Though the Redskins finished the 2008 season with a top-10 defense, one of the weaknesses of the defense was its inability to get to the quarterback, registering just 24 sacks last season (third lowest total in the NFL). Although he doesn’t come to the Redskins without baggage (e.g., his cleat to Cowboys center Andre Gurode’s face in 2006), the 6'6", 350-pound Haynesworth recorded a career-high 8.5 sacks and 22 quarterback pressures last season, numbers he could exceed with the talent surrounding him in Washington, most notably 2009 first-round draft pick Brian Orakpo, a pass-rushing linebacker/defensive end from the University of Texas.
Arizona Cardinals: Beanie Wells, Running Back (First-Round Draft Pick, Ohio State)
Wells gives the Cards’ running game, which ranked dead last in the NFL last season, a much-needed boost. Although the team’s fifth-round pick last year, Tim Hightower, performed admirably in the postseason, his 2.8 yards-per-carry average in the regular season certainly was a concern. Wells (6'1", 235) is a powerful back who can pick up tough yardage between the tackles and use his good speed to break off long touchdown runs.

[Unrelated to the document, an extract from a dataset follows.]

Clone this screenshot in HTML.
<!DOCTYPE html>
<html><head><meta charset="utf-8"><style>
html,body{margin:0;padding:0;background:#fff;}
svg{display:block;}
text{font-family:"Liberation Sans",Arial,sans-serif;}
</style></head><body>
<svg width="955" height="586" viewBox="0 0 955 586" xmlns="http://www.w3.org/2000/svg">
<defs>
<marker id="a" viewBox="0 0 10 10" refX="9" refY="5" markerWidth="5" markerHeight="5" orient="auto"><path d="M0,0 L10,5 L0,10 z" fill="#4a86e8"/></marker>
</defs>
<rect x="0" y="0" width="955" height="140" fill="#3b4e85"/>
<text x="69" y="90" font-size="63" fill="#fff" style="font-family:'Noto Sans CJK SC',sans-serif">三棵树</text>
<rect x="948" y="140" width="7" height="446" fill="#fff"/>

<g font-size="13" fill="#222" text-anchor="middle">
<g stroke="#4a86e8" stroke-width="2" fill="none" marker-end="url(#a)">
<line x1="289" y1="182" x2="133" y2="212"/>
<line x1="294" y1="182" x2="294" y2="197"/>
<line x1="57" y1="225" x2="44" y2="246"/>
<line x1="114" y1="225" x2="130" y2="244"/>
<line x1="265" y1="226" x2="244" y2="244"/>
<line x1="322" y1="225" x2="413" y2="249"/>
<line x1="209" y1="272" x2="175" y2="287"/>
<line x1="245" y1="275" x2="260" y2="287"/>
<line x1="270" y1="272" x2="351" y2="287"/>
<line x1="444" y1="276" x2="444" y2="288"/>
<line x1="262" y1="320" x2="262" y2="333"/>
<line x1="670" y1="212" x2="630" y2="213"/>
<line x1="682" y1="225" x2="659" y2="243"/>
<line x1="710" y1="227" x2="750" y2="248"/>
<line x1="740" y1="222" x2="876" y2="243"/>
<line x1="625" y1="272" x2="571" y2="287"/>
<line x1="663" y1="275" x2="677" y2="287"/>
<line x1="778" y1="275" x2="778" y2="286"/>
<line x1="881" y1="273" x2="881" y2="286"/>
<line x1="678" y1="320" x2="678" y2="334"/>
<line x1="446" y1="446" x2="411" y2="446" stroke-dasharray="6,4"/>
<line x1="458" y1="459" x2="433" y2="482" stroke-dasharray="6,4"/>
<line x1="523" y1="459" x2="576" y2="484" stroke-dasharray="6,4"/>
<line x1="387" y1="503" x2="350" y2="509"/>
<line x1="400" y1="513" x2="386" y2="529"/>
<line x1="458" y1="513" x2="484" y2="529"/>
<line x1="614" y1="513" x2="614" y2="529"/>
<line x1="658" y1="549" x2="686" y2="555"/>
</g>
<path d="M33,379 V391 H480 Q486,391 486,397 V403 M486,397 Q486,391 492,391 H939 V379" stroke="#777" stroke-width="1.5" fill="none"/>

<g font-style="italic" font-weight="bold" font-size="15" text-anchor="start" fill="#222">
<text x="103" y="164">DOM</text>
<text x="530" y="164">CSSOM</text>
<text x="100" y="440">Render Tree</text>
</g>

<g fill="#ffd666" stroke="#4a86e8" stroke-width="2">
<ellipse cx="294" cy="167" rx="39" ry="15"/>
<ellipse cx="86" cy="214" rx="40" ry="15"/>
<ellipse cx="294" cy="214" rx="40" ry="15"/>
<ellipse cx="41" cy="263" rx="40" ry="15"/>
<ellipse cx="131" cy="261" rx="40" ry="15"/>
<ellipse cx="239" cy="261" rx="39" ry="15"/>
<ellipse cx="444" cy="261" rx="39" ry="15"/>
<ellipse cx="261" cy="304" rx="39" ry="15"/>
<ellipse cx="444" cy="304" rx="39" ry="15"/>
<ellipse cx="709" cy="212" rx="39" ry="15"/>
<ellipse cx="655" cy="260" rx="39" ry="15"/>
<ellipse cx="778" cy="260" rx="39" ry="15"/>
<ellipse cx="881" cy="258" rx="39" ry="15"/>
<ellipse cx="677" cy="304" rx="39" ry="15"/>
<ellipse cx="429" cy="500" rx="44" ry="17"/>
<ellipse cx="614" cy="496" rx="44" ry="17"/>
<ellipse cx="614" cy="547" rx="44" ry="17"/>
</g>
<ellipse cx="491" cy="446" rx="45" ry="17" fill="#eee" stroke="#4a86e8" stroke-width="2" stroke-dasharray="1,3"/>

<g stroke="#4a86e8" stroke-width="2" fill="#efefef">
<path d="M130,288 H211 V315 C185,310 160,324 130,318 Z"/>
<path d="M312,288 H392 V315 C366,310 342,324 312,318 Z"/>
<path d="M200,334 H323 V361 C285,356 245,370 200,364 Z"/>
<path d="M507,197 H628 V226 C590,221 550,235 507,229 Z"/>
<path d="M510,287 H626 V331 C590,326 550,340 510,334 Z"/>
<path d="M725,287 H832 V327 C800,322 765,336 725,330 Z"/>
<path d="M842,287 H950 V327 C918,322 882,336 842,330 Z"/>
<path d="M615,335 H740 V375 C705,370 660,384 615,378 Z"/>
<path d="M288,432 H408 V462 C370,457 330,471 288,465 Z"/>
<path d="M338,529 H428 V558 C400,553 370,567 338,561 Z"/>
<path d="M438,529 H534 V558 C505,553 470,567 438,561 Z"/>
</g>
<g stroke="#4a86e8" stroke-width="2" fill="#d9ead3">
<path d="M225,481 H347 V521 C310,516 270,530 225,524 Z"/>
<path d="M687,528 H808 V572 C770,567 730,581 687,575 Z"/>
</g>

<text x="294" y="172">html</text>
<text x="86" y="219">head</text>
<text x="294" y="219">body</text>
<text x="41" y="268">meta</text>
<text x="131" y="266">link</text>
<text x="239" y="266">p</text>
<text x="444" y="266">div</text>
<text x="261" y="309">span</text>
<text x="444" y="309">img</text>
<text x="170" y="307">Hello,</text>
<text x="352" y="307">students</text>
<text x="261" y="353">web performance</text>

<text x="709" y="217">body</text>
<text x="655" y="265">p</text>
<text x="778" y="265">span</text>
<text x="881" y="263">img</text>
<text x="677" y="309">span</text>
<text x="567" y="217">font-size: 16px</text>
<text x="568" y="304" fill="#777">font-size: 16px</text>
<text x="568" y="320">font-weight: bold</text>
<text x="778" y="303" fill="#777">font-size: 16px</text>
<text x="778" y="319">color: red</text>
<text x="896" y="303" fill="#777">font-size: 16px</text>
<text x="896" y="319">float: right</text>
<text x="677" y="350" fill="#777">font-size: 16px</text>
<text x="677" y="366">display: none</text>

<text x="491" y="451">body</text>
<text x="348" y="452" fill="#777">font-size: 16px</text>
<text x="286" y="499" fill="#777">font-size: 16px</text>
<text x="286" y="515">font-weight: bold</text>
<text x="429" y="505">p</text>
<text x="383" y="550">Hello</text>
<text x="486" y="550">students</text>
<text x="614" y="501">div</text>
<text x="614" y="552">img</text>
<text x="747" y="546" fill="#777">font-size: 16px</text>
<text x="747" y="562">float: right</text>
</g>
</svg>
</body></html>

San Francisco 49ers: Michael Crabtree, Wide Receiver (First-Round Draft Pick, Texas Tech)
Not expecting him to be available at the 10th spot, the Niners were elated to select Texas Tech’s Michael Crabtree, the consensus top wide receiver in the draft, with their first-round selection. Whoever wins the training-camp battle at quarterback, Shaun Hill or Alex Smith, will have two rising stars to throw the ball to in the regular season—Crabtree and the Niners’ 2008 sixth-round pick, Josh Morgan (Virginia Tech).
Crabtree already is penciled in as a starter and gives the San Francisco offense a sure-handed pass-catcher who can pick up big yardage after the catch, as the 6'2", 215-pound receiver possesses good elusiveness for a player of his physical dimensions.
Seattle Seahwaks: Ken Lucas, Cornerback (Free Agent, Carolina Panthers)
Considering Seattle’s lack of playmakers on offense, one might expect to see the team’s “big-name” free-agent signing in this slot, wide receiver T.J. Houshmandzadeh. While his inclusion certainly was considered, the Seahawks’ desperate need for help in the secondary, which ranked dead last in the NFL last season, yielding 259 yards per game and 25 touchdowns to its opponents, makes Lucas the team’s best offseason move.
Lucas, an eight-year veteran who spent his first four years in Seattle before leaving for Carolina, will lend a steady presence across the field from Pro Bowl cornerback Marcus Trufant, enabling defensive coordinator Casey Bradley to move young corners Kelly Jennings and Josh Wilson into roles as the team’s nickel and dime backs.
St. Louis Rams: Jason Smith, Offensive Tackle (First-Round Draft Pick, Baylor)
Though it was tempting to include the Rams’ biggest free-agent acquisition, center Jason Brown, here, the other Jason—Jason Smith—the second-overall pick in the 2009 NFL Draft, gets the nod, mainly because his job is to protect quarterback Marc Bulger’s blindside, one of the toughest tasks in football.
Last season, the Rams’ offensive line yielded 45 sacks to the opposition and mustered only 184 passing yards per game, numbers that will experience dramatic improvement in 2009 with Smith manning the left-tackle spot, where his athleticism and quickness as a pass-blocker will be readily apparent.